The Soul’s Fuel
ISBN 9788119221233

Highlights

Notes

  

How To Be Happy Is it difficult to be happy?

“…No, I told you multiple times that I am fine. Now please leave me alone” — I said to my husband.

Yesterday was our 5th Anniversary. I believed it to be a very special day as we had completed half a decade together, with many more to come. It was the first of the many milestones. Like every other married couples, we have had our share of love, happiness, misunderstandings, fights, but only to make our bond stronger. I had really been looking forward to this day.

I am the kind of person who loves reading romantic novels, cry after watching an emotional movie and love fairy-tales. I knew my husband was just the opposite of me (through experience of-course), but one cannot stop from dreaming, right?? I had this expectation that since, it was the first milestone of our lives; he would have planned something special for me, like a candle-light dinner or something. I had even purchased a sexy backless dress for the occasion.

Finally the day arrived. It started just like I would have expected it to, with a big bouquet of bright red roses lying on my bed side table, just as I opened my eyes. I turned towards where my husband was lying, and found him wide awake and staring at me. He kissed me and we wished each other. I thanked him for the beautiful roses.

Then we got ready for work. When I went down, there was a chocolate cake waiting to greet us and our family members were standing there with open arms. We rushed forward to meet them and take their blessings, cut the cake and accepted the gifts they had got us. Finally we left for office.

On the way, none of us talked about what we would be doing in the evening, and I took it as a cue that he had certainly planned something. With great difficulty I survived through the day at office, as the butterflies in my stomach were killing me. I hated suspense. It was just too much for me to handle. Whenever I read any suspense novel, I would, most of the times, read the end, just to know that my favourite character isn’t dead.
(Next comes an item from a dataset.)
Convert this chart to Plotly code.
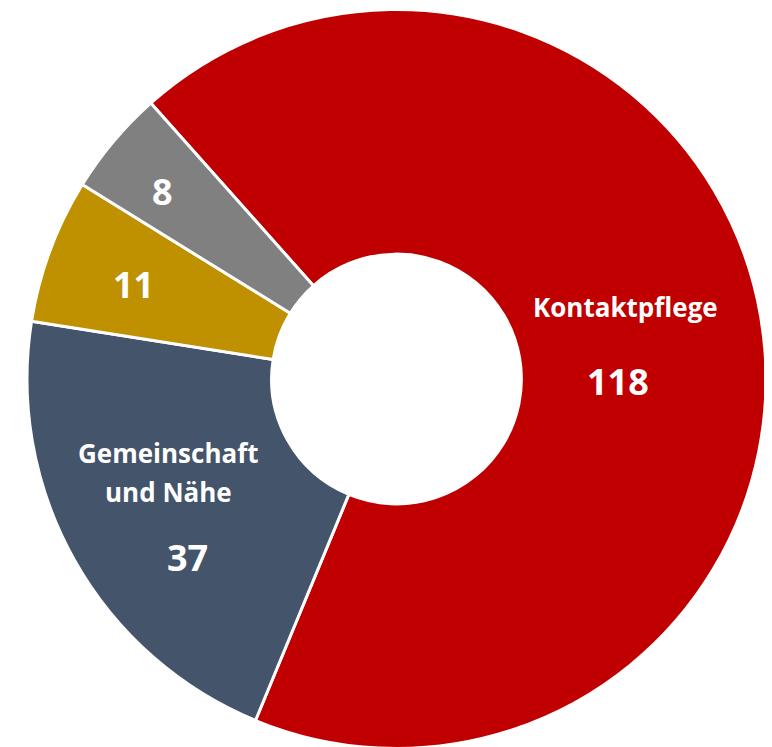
import plotly.graph_objects as go

categories = ["Kontaktpflege", "Gemeinschaft<br>und Nähe", "", ""]
values = [118, 37, 11, 8]
colors = ["#C00000", "#44546A", "#BF9000", "#808080"]

# page offset from the default body margin
OFF = 8
W, H = 772, 742
cx, cy, R = 396.5 - OFF, 379.0 - OFF, 369.5

fig = go.Figure(go.Pie(
    labels=["Kontaktpflege", "Gemeinschaft und Nähe", "Sonstiges A", "Sonstiges B"],
    values=values,
    marker=dict(colors=colors, line=dict(color="white", width=3)),
    hole=0.338,
    sort=False,
    direction="clockwise",
    rotation=-41.7,
    textinfo="none",
    hoverinfo="label+value",
    showlegend=False,
    domain=dict(x=[(cx - R) / W, (cx + R) / W], y=[0, 1]),
))

FONT = "'Open Sans', Lato, sans-serif"
label_pos = [(625, 307), (168, 453), None, None]
line_gap = 39
value_pos = [(618, 381), (187, 557), (133, 284), (162, 191)]


def px(x, y):
    return (x - OFF) / W, 1 - (y - OFF) / H


ann = []
for cat, pos in zip(categories, label_pos):
    if pos and cat:
        for i, line in enumerate(cat.split("<br>")):
            x, y = px(pos[0], pos[1] + i * line_gap)
            ann.append(dict(x=x, y=y, xref="paper", yref="paper",
                            text=f"<b>{line}</b>", showarrow=False,
                            font=dict(family=FONT, size=26, color="white"),
                            xanchor="center", yanchor="middle"))
for v, pos in zip(values, value_pos):
    x, y = px(*pos)
    ann.append(dict(x=x, y=y, xref="paper", yref="paper",
                    text=f"<b>{v}</b>", showarrow=False,
                    font=dict(family=FONT, size=36, color="white"),
                    xanchor="center", yanchor="middle"))

fig.update_layout(
    width=W, height=H,
    margin=dict(l=0, r=0, t=0, b=0),
    paper_bgcolor="white",
    plot_bgcolor="white",
    annotations=ann,
)

fig.write_html("out.html")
Soon office hours came to an end and I headed home. My husband usually comes a little late, so I took the time to relax. I was expecting that he would call and ask me to be ready, but he didn’t. So I got ready, just in-case he wanted to surprise me and gives me no time to change. I wanted to look my best.

Slowly time passed and soon it was 10 p.m. I was getting impatient and finally called him to ask when he would be coming back home. But what he replied, just broke my hopes into pieces. “I will get very late at work today so please don’t wait for me. I will call for something for dinner. You have yours”- he said. I could hardly speak as emotions took over me, and I just disconnected the call. I changed and directly went to bed, without having dinner.

Next day I was too disgusted with him even to talk and gave him the cold treatment. He kept asking me what’s wrong, but I just didn’t want to talk about it.

What do you think was the main reason for my sadness? Was it that he didn’t take me for dinner or that he didn’t even come early to spend few precious moments with me on our special day? No, it’s none of these. The main reason was expectations. We all have high expectations from others, from ourselves and expectations always hurt.

In the morning I was happy, because I hadn’t expected the bouquet and the yummy cake. It was unexpected and so it made me feel like I was on top of the world. But for the evening, I had expected a lot from him, knowing that his work nature was uncertain and it required long hours. I was in my own dream world and not wanting to believe the realities of life.

So, what is the most important thing required to be happy? It is not having any expectations from anyone. We need to take life as it comes, and live for today. Do something for someone, and you will observe how this makes you happy. The little things of life makes a person really happy and we need to start admiring them.

Another important thing is pouring our heart out. If something is bothering us and someone approaches us that time and asks if we are fine, say “No, I am not fine”. Sharing our feelings with someone helps us to feel lighter. The person may not be able to provide any solution for it, but just getting it out of our heart, makes us feel better.

If we are feeling sad, we should cry it out. Some believe that crying will show that they are weak, but that’s not true. Instead, being able to cry our heart out, actually displays our strength. We will always feel better once we cry it out and be able to reason things better.

So, live for the moment, be satisfied with yourself and be happy always.

“A great obstacle to happiness is to expect too much happiness.”